Using some hypothetical numbers:
– I am borrowing $180k on July 1, 2019.
– Terms are 6% calculated quarterly (end of quarter) over 4 years (1 interest only payment plus 16 principle/interest payments) to completely retire the loan.
– Payments are due on the first day of the second month following the end of the quarter (meaning Q1 payment due on April 1).
– The first quarter (Q3 2019) will be the interest only payment to float the loan until scheduled payments start. That interest only payment will be due on Nov 1, 2019.
– Q4 2019 payment will be the first of 16 full principle plus interest payments due on Feb 1, 2020.
– Additionally, I would like to make an extra irregular payment for two during the term.
How would I set this up with the UFC?
Karl says:
You’re welcome.
Is the interest rate a quarterly rate? Or is 6% an annual rate? The calculator assumes that all rates are annual. So if 6% is a quarterly rate, you’ll need to convert it.
What part are you having problems with? Did you see how to make the first payment interest only? The second row will be for a single payment. Click on cash flow options and select interest only. After that, the 3rd row will be for the 16 principal/interest payments.

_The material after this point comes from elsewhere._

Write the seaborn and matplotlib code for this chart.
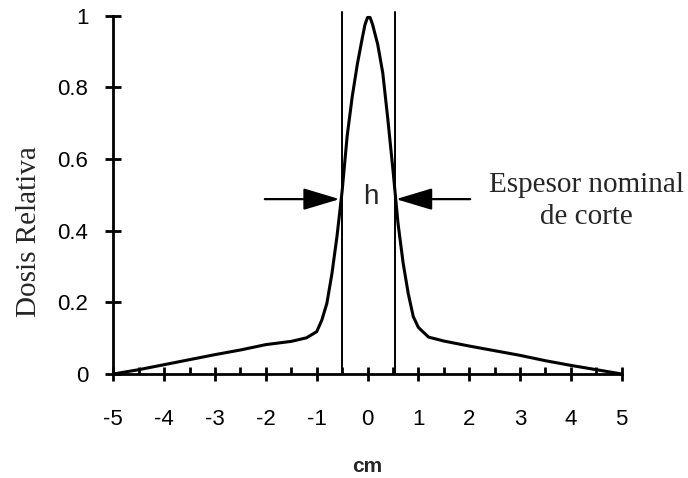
import numpy as np
import pandas as pd
import seaborn as sns
import matplotlib.pyplot as plt
from matplotlib.ticker import MultipleLocator, FixedLocator

# perfil de dosis
pos_cm = [-5, -4.5, -4, -3.5, -3, -2.5, -2, -1.5, -1.2, -1.0, -0.9, -0.8, -0.7,
          -0.6, -0.5, -0.4, -0.3, -0.2, -0.1, -0.05, 0, 0.05, 0.1, 0.2, 0.3,
          0.4, 0.5, 0.6, 0.7, 0.8, 0.9, 1.0, 1.2, 1.5, 2, 2.5, 3, 3.5, 4, 4.5, 5]
dosis = [0, 0.012, 0.026, 0.04, 0.054, 0.067, 0.082, 0.091, 0.101, 0.118, 0.15,
         0.197, 0.28, 0.385, 0.51, 0.665, 0.775, 0.865, 0.94, 0.975, 0.995,
         0.995, 0.975, 0.92, 0.84, 0.71, 0.57, 0.42, 0.31, 0.225, 0.16, 0.13,
         0.103, 0.092, 0.078, 0.065, 0.052, 0.037, 0.024, 0.012, 0]
limites_h = [-0.51, 0.55]
nivel_h = 0.488
x_ticks = [-5, -4, -3, -2, -1, 0, 1, 2, 3, 4, 5]
y_ticks = [0, 0.2, 0.4, 0.6, 0.8, 1]
y_labels = ['0', '0.2', '0.4', '0.6', '0.8', '1']

df = pd.DataFrame({'cm': pos_cm, 'dosis': dosis})

sns.set_style('ticks')
plt.rcParams['font.family'] = ['Liberation Sans', 'DejaVu Sans']
plt.rcParams['axes.unicode_minus'] = False

fig = plt.figure(figsize=(6.88, 4.78), dpi=100)
ax = fig.add_axes([0.1647, 0.2176, 0.739, 0.7496])

sns.lineplot(data=df, x='cm', y='dosis', color='black', linewidth=2.2, ax=ax,
             sort=False, clip_on=False)

for xv in limites_h:
    ax.plot([xv, xv], [0, 1.011], color='black', lw=1.4, clip_on=False)

# flechas de espesor
arrow = dict(arrowstyle='-|>,head_length=1.5,head_width=0.45', color='black',
             lw=1.6, mutation_scale=15, shrinkA=0, shrinkB=0)
ax.annotate('', xy=(-0.55, nivel_h), xytext=(-2.02, nivel_h), arrowprops=arrow)
ax.annotate('', xy=(0.56, nivel_h), xytext=(2.02, nivel_h), arrowprops=arrow)
ax.text(0.06, 0.494, 'h', ha='center', va='center', fontsize=20)

ax.text(4.3, 0.565, 'Espesor nominal\nde corte', ha='center', va='top',
        fontsize=21, family='Liberation Serif', linespacing=1.3,
        multialignment='center')

ax.set_xlim(-5, 5)
ax.set_ylim(0, 1)
ax.xaxis.set_major_locator(FixedLocator(x_ticks))
ax.xaxis.set_minor_locator(MultipleLocator(0.5))
ax.set_yticks(y_ticks)
ax.set_yticklabels(y_labels)

for s in ['top', 'right']:
    ax.spines[s].set_visible(False)
for s in ['left', 'bottom']:
    ax.spines[s].set_linewidth(2)
    ax.spines[s].set_color('black')

ax.tick_params(axis='x', which='major', bottom=True, direction='inout',
               length=10, width=2, pad=20, labelsize=16, colors='black')
ax.tick_params(axis='x', which='minor', bottom=True, direction='in', length=5,
               width=2, colors='black')
ax.tick_params(axis='y', which='major', left=True, direction='inout',
               length=12, width=2, pad=12, labelsize=16, colors='black')

ax.set_xlabel('cm', fontsize=15, fontweight='bold', labelpad=20)
ax.set_ylabel('')
fig.text(29 / 688, 1 - 231.5 / 478, 'Dosis Relativa', rotation=90,
         ha='center', va='center', fontsize=21, family='Liberation Serif')

fig.savefig('out.png', dpi=100, facecolor='white')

I see the twist though. You want to delay the first interest-only payment. Interest accrues through Sept. 31 and the payment is due on Nov. 1. I doubt if any calculator will do this. Why? Because what lender is going to lend money for free? That sounds as if that’s the arrangement. You want the interest calculated on the $180,000 balance through Sept 30, and not collect the payment until Nov.1. That means the lender is not charging anything for the use of the money from Oct 1 to Nov 1.
To get accurate numbers you’ll have to set the first interest-only payment due on Oct 1, and then the 2 parties will need to agree that means Nov. 1, etc.
Clint says:
The 6% is an annual rate calculated quarterly.
The loan does not have any interest free periods. It has a 31 day payment window. It would be like having your mortgage payment due on the 1st but late after the 10th. Interest does not stop on the principle after the 1st, it assumes payment and continues to accrue on the remaining principle.
Thoughts?
Karl says:
Alright, there’s no issue with the interest rate. You enter that as 6%.
One more question, and since this is only an illustration, I’m going to simply your example.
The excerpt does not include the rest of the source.